At this year’s Grammy Awards, it was announced that Jennifer Lopez was scheduled to perform a medley of Motown hits in celebration of the historical Black record company’s 65th anniversary. Both before her performance and after, JLo emphasized that this music (Motown music) (black American music?) was what her mother loved. Motown music, she assured us all, was “passed down” to her and her siblings by her Motown-loving-mama. 

Though she bookended her performance (which included a quick duet with Smokey Robinson, a brief piano interlude with Ne-Yo, a stripping down to a Vegas-worthy body suit, and a vigorous shaking of her money-maker) with these assurances that this tribute was a reflection of her childhood connection to Motown, backstage she must have been made aware of the reaction to her number on social media platforms; “You can’t tell people what to love”, Lopez breathlessly announced. “You can’t tell people what they can and can’t do”. 

The situation struck me as somewhat analogous to my practice of portrait painting. Particularly, my purposeful penchant for painting portraits of Black people. 

When I began portrait work in 2009, like most artists, I harried friends, family, and co-workers to sit for me. A large proportion of the people who make up my social network happen to be either black or Hispanic. Somewhere along the way of my studies painting people of color (particularly African-Americans, Afro-Hispanics, Afro-Caribbean) became less incidental and more political.

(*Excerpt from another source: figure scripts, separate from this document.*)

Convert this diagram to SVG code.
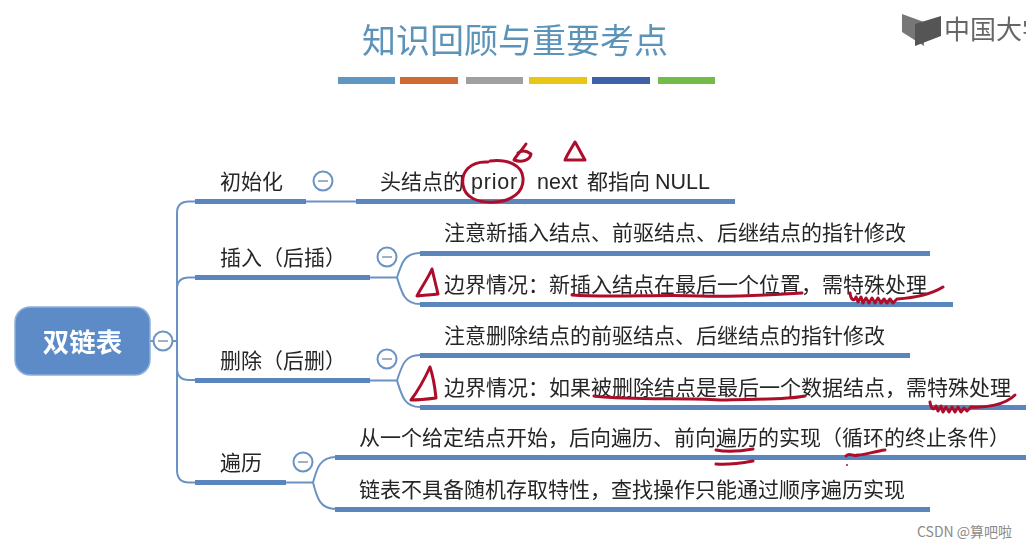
<svg xmlns="http://www.w3.org/2000/svg" width="1026" height="548" viewBox="0 0 1026 548">
<style>
text{font-family:"Noto Sans CJK SC","Noto Sans",sans-serif;fill:#262626;font-size:21px}
.lat{font-family:"Liberation Sans",Arial,sans-serif;font-size:21.5px}
.bar{fill:#5a86bd}
.thin{fill:none;stroke:#6a93c4;stroke-width:2}
.tog{fill:#fff;stroke:#6a93c4;stroke-width:2}
.minus{stroke:#8a9cb4;stroke-width:1.6}
.ink{fill:none;stroke:#ac0f2a;stroke-width:3;stroke-linecap:round;stroke-linejoin:round}
.t{fill:#5c93b9;font-size:34px}
</style>
<defs>
<filter id="soft" x="-5%" y="-5%" width="110%" height="110%"><feGaussianBlur stdDeviation="0.45"/></filter>
</defs>
<rect width="1026" height="548" fill="#fff"/>
<g id="slide" filter="url(#soft)">
<g id="title">
<text class="t" x="362" y="53">知识回顾与重要考点</text>
<rect x="338" y="77" width="57" height="7" fill="#5f97c3"/>
<rect x="400" y="77" width="58" height="7" fill="#cf6a35"/>
<rect x="466" y="77" width="57" height="7" fill="#a0a0a0"/>
<rect x="529" y="77" width="58" height="7" fill="#e9c517"/>
<rect x="592" y="77" width="58" height="7" fill="#3e60a8"/>
<rect x="658" y="77" width="57" height="7" fill="#70bd4a"/>
</g>
<g id="logo">
<polygon points="902,14 924,22 924,46 902,32" fill="#777"/>
<polygon points="915,24 941,16 941,36 915,46" fill="#555"/>
<text x="944" y="39" style="font-size:26px;fill:#666">中国大学</text>
</g>
<g id="connectors">
<path class="thin" d="M150,341H177M177,341V213Q177,201.500 189,201.500H196M177,289Q177,277.500 189,277.500H196M177,368Q177,380 189,380H196M177,341V470Q177,482.500 189,482.500H196"/>
<path class="thin" d="M306,201.500H357"/>
<path class="thin" d="M370,277.500H397M420,253C405,253 402,262 397,277.500C402,294 405,304 420,304"/>
<path class="thin" d="M370,380.500H397M420,355C405,355 402,365 397,380.500C402,397 405,407 420,407"/>
<path class="thin" d="M286,482.500H313M336,457C320,457 317,468 313,482.500C317,498 320,509 336,509"/>
</g>
<g id="root">
<rect x="15" y="307" width="135" height="68" rx="15" fill="#5b8bc8" stroke="#8fb0d8" stroke-width="1.500"/>
<text x="82.500" y="352" text-anchor="middle" style="font-size:26.500px;font-weight:700;fill:#fff">双链表</text>
<circle class="tog" cx="163" cy="341" r="9.500"/><path class="minus" d="M158,341H168"/>
</g>
<g id="node-init">
<text x="220" y="189">初始化</text>
<rect class="bar" x="195" y="199" width="111" height="5"/>
<circle class="tog" cx="323" cy="181" r="9.500"/><path class="minus" d="M318,181H328"/>
</g>
<g id="node-init-1">
<text x="380" y="189">头结点的</text>
<text class="lat" x="471" y="188.500" letter-spacing="0.800">prior</text>
<text class="lat" x="537" y="188.500">next</text>
<text x="587" y="189">都指向</text>
<text class="lat" x="655" y="188.500">NULL</text>
<rect class="bar" x="356" y="199" width="379" height="5"/>
</g>
<g id="node-insert">
<text x="220" y="265">插入（后插）</text>
<rect class="bar" x="195" y="275" width="175" height="5"/>
<circle class="tog" cx="387" cy="257" r="9.500"/><path class="minus" d="M382,257H392"/>
</g>
<g id="node-insert-1">
<text x="444" y="240">注意新插入结点、前驱结点、后继结点的指针修改</text>
<rect class="bar" x="420" y="251" width="510" height="5"/>
</g>
<g id="node-insert-2">
<text x="444" y="292">边界情况：新插入结点在最后一个位置，需特殊处理</text>
<rect class="bar" x="420" y="302" width="533" height="5"/>
</g>
<g id="node-delete">
<text x="220" y="368">删除（后删）</text>
<rect class="bar" x="195" y="378" width="175" height="5"/>
<circle class="tog" cx="387" cy="359" r="9.500"/><path class="minus" d="M382,359H392"/>
</g>
<g id="node-delete-1">
<text x="444" y="343">注意删除结点的前驱结点、后继结点的指针修改</text>
<rect class="bar" x="420" y="353" width="490" height="5"/>
</g>
<g id="node-delete-2">
<text x="444" y="395">边界情况：如果被删除结点是最后一个数据结点，需特殊处理</text>
<rect class="bar" x="420" y="405" width="606" height="5"/>
</g>
<g id="node-traverse">
<text x="220" y="470">遍历</text>
<rect class="bar" x="195" y="480" width="91" height="5"/>
<circle class="tog" cx="303" cy="462" r="9.500"/><path class="minus" d="M298,462H308"/>
</g>
<g id="node-traverse-1">
<text x="359" y="445">从一个给定结点开始，后向遍历、前向遍历的实现（循环的终止条件）</text>
<rect class="bar" x="335" y="455" width="691" height="5"/>
</g>
<g id="node-traverse-2">
<text x="359" y="497">链表不具备随机存取特性，查找操作只能通过顺序遍历实现</text>
<rect class="bar" x="335" y="507" width="595" height="5"/>
</g>
<g id="ink">
<path class="ink" d="M488,162C470,161 461,172 463,185C465,198 478,203 495,202C512,201 524,192 523,178C522,165 508,159 490,161"/>
<path class="ink" d="M526,144C522,150 516,156 514,160C522,163 530,160 531,154C527,151 522,150 518,153"/>
<path class="ink" d="M575,142C571,149 567,155 565,160H585C581,153 578,147 575,142Z"/>
<path class="ink" d="M432,269C427,280 421,288 417,296C425,295 432,295 438,294C436,286 434,277 432,269Z"/>
<path class="ink" d="M572,295C610,298 660,294 700,296C735,297 770,295 802,293"/>
<path class="ink" d="M850,293C851,300 854,302 856,297L858,302L861,297L863,303L866,298L869,303L872,298L875,303L878,298L881,303L884,299L887,303L890,299L893,303L897,299C912,298 930,295 943,287"/>
<path class="ink" d="M430,367C425,378 420,388 411,400C420,400 428,399 436,398C435,388 433,376 430,367Z"/>
<path class="ink" d="M594,396C640,401 680,397 720,400C755,399 785,400 805,396"/>
<path class="ink" d="M930,402C931,409 934,411 936,406L938,411L941,406L943,412L946,407L949,412L952,407L955,412L958,407L961,412L964,408L967,411L971,407C985,408 1005,405 1015,395"/>
<path class="ink" d="M716,450C726,452 742,451 753,449M716,464C728,465 742,463 753,461"/>
<path class="ink" d="M846,456C850,452 852,457 858,455C866,455 875,451 885,450"/>
<circle cx="847" cy="465" r="1" fill="#ac0f2a"/>
</g>
</g>
<text x="917" y="537" style="font-size:14px;fill:#8a8a8a">CSDN @算吧啦</text>
</svg>
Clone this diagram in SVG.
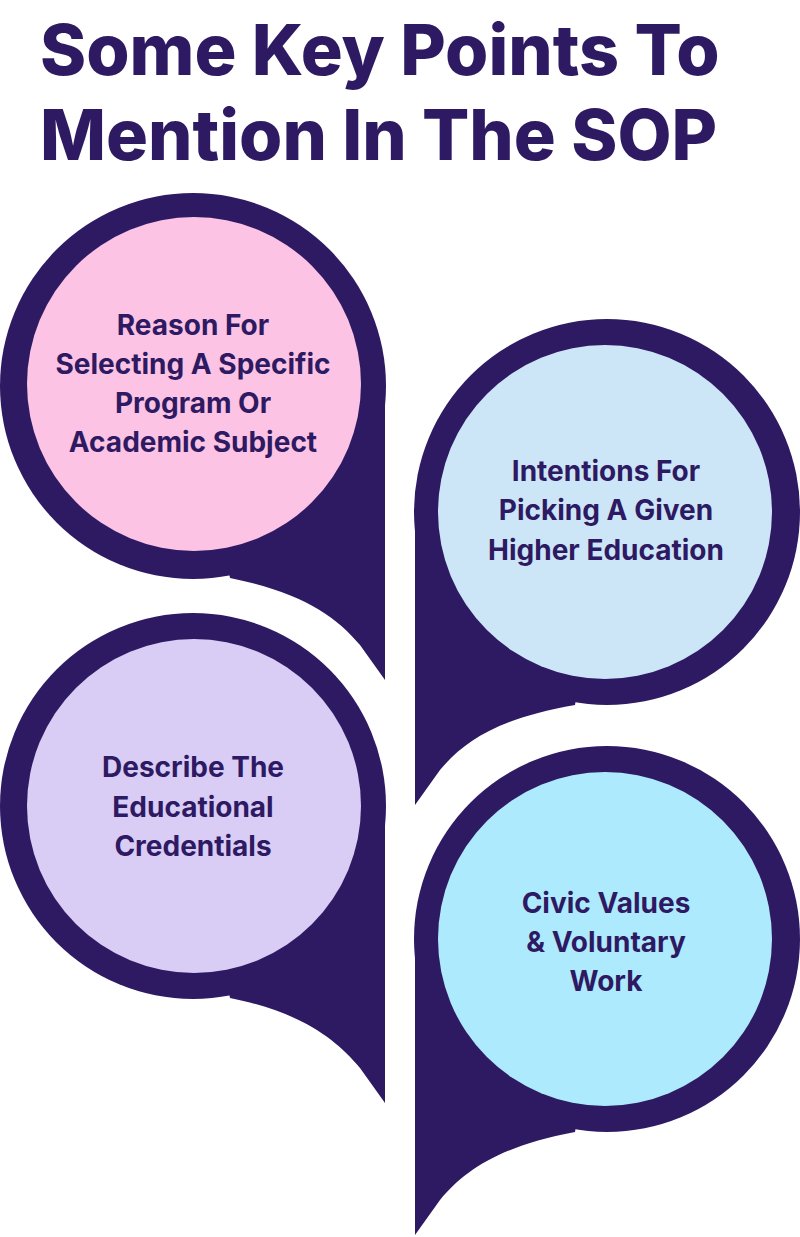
<svg xmlns="http://www.w3.org/2000/svg" width="800" height="1237" viewBox="0 0 800 1237">
<style>
.d{fill:#2e1a62}
.t{font-family:Inter,"Liberation Sans",sans-serif;font-weight:700;fill:#2e1a62;text-anchor:middle}
.h{font-size:70px;font-weight:800;text-anchor:start}
.l{font-size:28px}
</style>
<rect width="800" height="1237" fill="#fff"/>
<g id="title"><text class="t h" x="40" y="75">Some Key Points To</text><text class="t h" x="40" y="160">Mention In The SOP</text></g>
<g id="n1">
<path class="d" d="M193,386 L385,386 L385,680 L360,645 C335,615 300,592 230,578 Z"/>
<circle class="d" cx="193" cy="386" r="193"/>
<circle cx="194" cy="384" r="167" fill="#fcc3e4"/>
<text class="t l" x="193" y="335">Reason For</text><text class="t l" x="193" y="374">Selecting A Specific</text><text class="t l" x="193" y="413">Program Or</text><text class="t l" x="193" y="452">Academic Subject</text>
</g>
<g id="n2">
<path class="d" d="M607,512 L415,512 L415,805 L440,770 C465,740 500,718 575,705 Z"/>
<circle class="d" cx="607" cy="512" r="193"/>
<circle cx="605" cy="512" r="167" fill="#cce6f8"/>
<text class="t l" x="606" y="481">Intentions For</text><text class="t l" x="606" y="520">Picking A Given</text><text class="t l" x="606" y="560">Higher Education</text>
</g>
<g id="n3">
<path class="d" d="M193,806 L385,806 L385,1103 L360,1068 C335,1038 300,1012 230,998 Z"/>
<circle class="d" cx="193" cy="806" r="193"/>
<circle cx="194" cy="806" r="167" fill="#d9cdf6"/>
<text class="t l" x="193" y="777">Describe The</text><text class="t l" x="193" y="817">Educational</text><text class="t l" x="193" y="856">Credentials</text>
</g>
<g id="n4">
<path class="d" d="M607,939 L415,939 L415,1235 L440,1200 C465,1170 500,1146 575,1132 Z"/>
<circle class="d" cx="607" cy="939" r="193"/>
<circle cx="605" cy="939" r="167" fill="#aeeafd"/>
<text class="t l" x="606" y="913">Civic Values</text><text class="t l" x="606" y="952">&amp; Voluntary</text><text class="t l" x="606" y="991">Work</text>
</g>
<g id="connectors"/>
</svg>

 I came across the philosophy of Kerry James Marshall. Naturally, before Marshall I had run across myriad articles, blogs, and interviews by artists, critics, and curators proclaiming the death of figuration. Marshall challenged this notion by highlighting the fact that galleries and museums are filled with centuries of white figuration. How can one herald he death of figuration until there are just as many brown-skinned portrait works as there is white-skinned. And so, Marshall’s work, thematically, seeks to correct this through his proliferation of Black figuration. Marshall’s philosophy read as a rallying cry to me. He was right. And my body of work—with all the brown-skinned people I paint—could contribute to Marshall’s sense of equality.

But do I, a non-Black, non-brown artist have the right to take up the call for equal representation of a Black man? Am I crossing the line as “ally” when I use the Black body for personal gain and personal expression even when it is under the banner of social justice?